在乡村社会治理中,礼仪文化能够将村政组织难以顾及的公共事务重拾起来,帮助村庄建构起能够适应乡村民众物质和精神生活所需的良性局面。比如,乡村民众日常生活的运转、村庄道德秩序的维护,都具有公共性,但行政管理难以介入。因此,诸如红白喜事、礼孝劝诫、村内互助等,都是礼仪文化大有可为之处。它不仅不会对法制构成负面影响,相反,它已经在日常教化中获得了乡村民众的敬畏之感和服膺之情。特别是当他们借助礼仪修身克己,懂得换位思考和推己及人时,往往会赢得他人的好感好评,从而带来生活中的诸多便利。而这又会进一步推进乡村民众自觉遵守规矩,维护礼仪的权威,使其成为“富于好礼”之人。从乡村民众行为规范的引导功能来看,礼仪与法律并无太大的差异。因为“礼是社会公认合式的行为规范”,属于公序良俗,本身属于习惯法。礼仪和法律不相同的地方是维持规范的力量大小。法律靠国家权力来推行,国家行使政治权力,在国家边界内均具有强制力;礼仪靠传统来继替,主要依靠惯习来约束,鲜少依赖有形的权力机构来维持。因此,推动礼法融合,有助于法、理、情融为一体的和谐村治局面的形成。[26](P6-14)

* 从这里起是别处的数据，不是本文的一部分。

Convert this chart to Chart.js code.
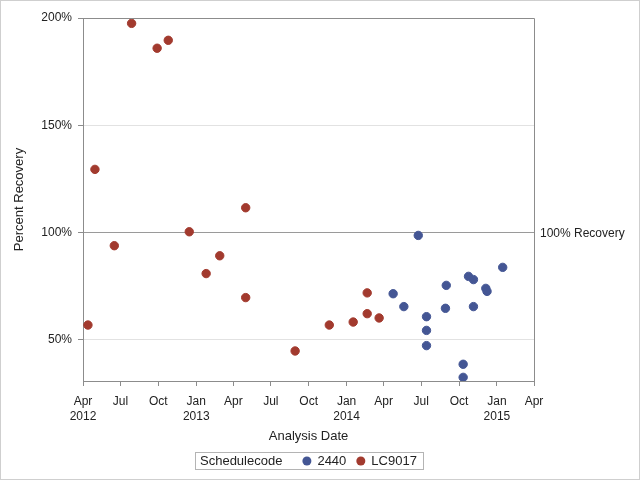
<!DOCTYPE html>
<html><head><meta charset="utf-8">
<script src="https://cdn.jsdelivr.net/npm/chart.js@4"></script>
<style>html,body{margin:0;padding:0;background:#fff}#wrap{position:relative;width:640px;height:480px}</style>
</head><body><div id="wrap"><canvas id="c" width="640" height="480"></canvas></div>
<script>
// ---- Data ----
const legendTitle = 'Schedulecode';
const seriesNames = ['2440', 'LC9017'];
const seriesColors = ['#445694', '#A23A2E'];

const dates2440 = ['2014-04-24','2014-05-20','2014-06-24','2014-07-14','2014-07-14','2014-07-14',
  '2014-08-29','2014-08-31','2014-10-11','2014-10-11','2014-10-24','2014-11-05','2014-11-05',
  '2014-12-05','2014-12-08','2015-01-15'];
const values2440 = [71.4, 65.4, 98.6, 60.7, 54.3, 47.2,
  64.6, 75.3, 38.5, 32.4, 79.5, 78.0, 65.4,
  73.9, 72.5, 83.7];

const datesLC9017 = ['2012-04-13','2012-04-30','2012-06-16','2012-07-28','2012-09-28','2012-10-25',
  '2012-12-15','2013-01-25','2013-02-27','2013-05-01','2013-05-01','2013-08-29','2013-11-20',
  '2014-01-17','2014-02-20','2014-02-20','2014-03-21'];
const valuesLC9017 = [56.8, 129.4, 93.8, 197.5, 185.9, 189.6,
  100.3, 80.8, 89.1, 111.5, 69.6, 44.7, 56.8,
  58.2, 71.8, 62.1, 60.1];

const xTickDates = ['2012-04-01','2012-07-01','2012-10-01','2013-01-01','2013-04-01','2013-07-01',
  '2013-10-01','2014-01-01','2014-04-01','2014-07-01','2014-10-01','2015-01-01','2015-04-01'];
const yTickValues = [50, 100, 150, 200];
const yMin = 30.7, yMax = 200;
const refValue = 100;
const refLabel = '100% Recovery';
const xTitle = 'Analysis Date';
const yTitle = 'Percent Recovery';
const monthNames = ['Jan','Feb','Mar','Apr','May','Jun','Jul','Aug','Sep','Oct','Nov','Dec'];

// ---- Helpers ----
const DAY = 86400000;
function toDay(s){ const p = s.split('-').map(Number); return Date.UTC(p[0], p[1]-1, p[2]) / DAY; }
function toPoints(ds, vs){ return ds.map((d,i)=>({x: toDay(d), y: vs[i]})); }
const xTicks = xTickDates.map(toDay);

const FONT = '"Liberation Sans", Arial, sans-serif';
const AXIS_COLOR = '#8c8c8c';

const framePlugin = {
  id: 'frame',
  afterDraw(chart){
    const ctx = chart.ctx, a = chart.chartArea;
    ctx.save();
    // top/right frame
    ctx.strokeStyle = AXIS_COLOR; ctx.lineWidth = 1;
    ctx.beginPath();
    ctx.moveTo(Math.round(a.left)+0.5, Math.round(a.top)+0.5);
    ctx.lineTo(Math.round(a.right)+0.5, Math.round(a.top)+0.5);
    ctx.lineTo(Math.round(a.right)+0.5, Math.round(a.bottom)+0.5);
    ctx.stroke();
    // reference label
    const y = chart.scales.y.getPixelForValue(refValue);
    ctx.fillStyle = '#222';
    ctx.font = '12px ' + FONT;
    ctx.textAlign = 'left'; ctx.textBaseline = 'middle';
    ctx.fillText(refLabel, a.right + 6, y + 1);
    // legend
    ctx.font = '13px ' + FONT;
    const r = 4.5, padX = 5, gapTitle = 20, gapMark = 6, gapItem = 10;
    let w = padX + ctx.measureText(legendTitle).width;
    seriesNames.forEach((n, i) => { w += (i === 0 ? gapTitle : gapItem) + 2*r + gapMark + ctx.measureText(n).width; });
    w += padX + 1;
    const cx = (a.left + a.right) / 2;
    let x = Math.round(cx - w/2);
    const top = 452, h = 17, my = top + h/2 + 0.5;
    ctx.strokeStyle = '#b4b4b4';
    ctx.strokeRect(x + 0.5, top + 0.5, Math.round(w), h);
    ctx.fillStyle = '#222';
    ctx.fillText(legendTitle, x + padX, my);
    x += padX + ctx.measureText(legendTitle).width;
    seriesNames.forEach((n, i) => {
      x += (i === 0 ? gapTitle : gapItem);
      ctx.fillStyle = seriesColors[i];
      ctx.beginPath(); ctx.arc(x + r, my, r, 0, Math.PI*2); ctx.fill();
      x += 2*r + gapMark;
      ctx.fillStyle = '#222';
      ctx.fillText(n, x, my);
      x += ctx.measureText(n).width;
    });
    // outer border
    ctx.strokeStyle = '#cfcfcf';
    ctx.strokeRect(0.5, 0.5, 639, 479);
    ctx.restore();
  }
};

new Chart(document.getElementById('c'), {
  type: 'scatter',
  data: {
    datasets: [
      { label: seriesNames[0], data: toPoints(dates2440, values2440), backgroundColor: seriesColors[0], borderColor: seriesColors[0] },
      { label: seriesNames[1], data: toPoints(datesLC9017, valuesLC9017), backgroundColor: seriesColors[1], borderColor: seriesColors[1] }
    ]
  },
  options: {
    responsive: false,
    animation: false,
    devicePixelRatio: 1,
    events: [],
    layout: { padding: { left: 0, top: 18, right: 106, bottom: 36 } },
    elements: { point: { radius: 4.2, borderWidth: 1, hoverRadius: 4.2 } },
    plugins: { legend: { display: false }, tooltip: { enabled: false } },
    scales: {
      x: {
        type: 'linear',
        min: xTicks[0], max: xTicks[xTicks.length-1],
        afterBuildTicks(s){ s.ticks = xTicks.map(v => ({ value: v })); },
        afterFit(s){ s.height = 63; },
        grid: { drawOnChartArea: false, drawTicks: true, tickLength: 5, color: AXIS_COLOR, tickColor: AXIS_COLOR },
        border: { color: AXIS_COLOR, width: 1 },
        ticks: {
          color: '#222', padding: 8, maxRotation: 0, autoSkip: false,
          font: { family: FONT, size: 12, lineHeight: 1.25 },
          callback(v, i){
            const d = new Date(v * DAY);
            const m = monthNames[d.getUTCMonth()];
            if (i === 0 || d.getUTCMonth() === 0) return [m, String(d.getUTCFullYear())];
            return m;
          }
        },
        title: { display: true, text: xTitle, color: '#222', padding: 0, font: { family: FONT, size: 13 } }
      },
      y: {
        min: yMin, max: yMax,
        afterBuildTicks(s){ s.ticks = yTickValues.map(v => ({ value: v })); },
        afterFit(s){ s.width = 83; },
        grid: {
          drawTicks: true, tickLength: 5, tickColor: AXIS_COLOR,
          color(c){ const v = c.tick && c.tick.value; return v === refValue ? '#9a9a9a' : (v === yMax ? 'rgba(0,0,0,0)' : '#e2e2e2'); }
        },
        border: { color: AXIS_COLOR, width: 1 },
        ticks: { color: '#222', padding: 6, font: { family: FONT, size: 12 }, callback: v => v + '%' },
        title: { display: true, text: yTitle, color: '#222', padding: { top: 12, bottom: 0 }, font: { family: FONT, size: 13 } }
      }
    }
  },
  plugins: [framePlugin]
});
</script></body></html>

具体来说,鉴于乡村民众对法律具有的本能畏惧,我国可以通过法律“精准扶贫”活动来推动乡村礼法融合。其一,深入推进熟悉村落礼俗的“一村一法律顾问”制度,力争在3~5年内实现全面覆盖;其二,大力培养乡村“法律明白人”,保证每个村民小组有熟悉村落礼俗的“法律明白人”;其三,依托乡镇司法所,建立法制辅导站,在每个行政村设立一个法治宣传栏或黑板报,并建立一个法律图书角,由熟悉村落礼俗的人负责管理维护。
总之,重塑家礼家风,重建乡村舆论和重构乡村礼义规制,尊重市场规则和创新文化边界,推进礼法融合和创建乡村善治局面,是发挥文化治理功效、实现乡村创新治理体系和治理能力的需要,是回应民众对精神家园的追索及对生命意义的叩问的需要。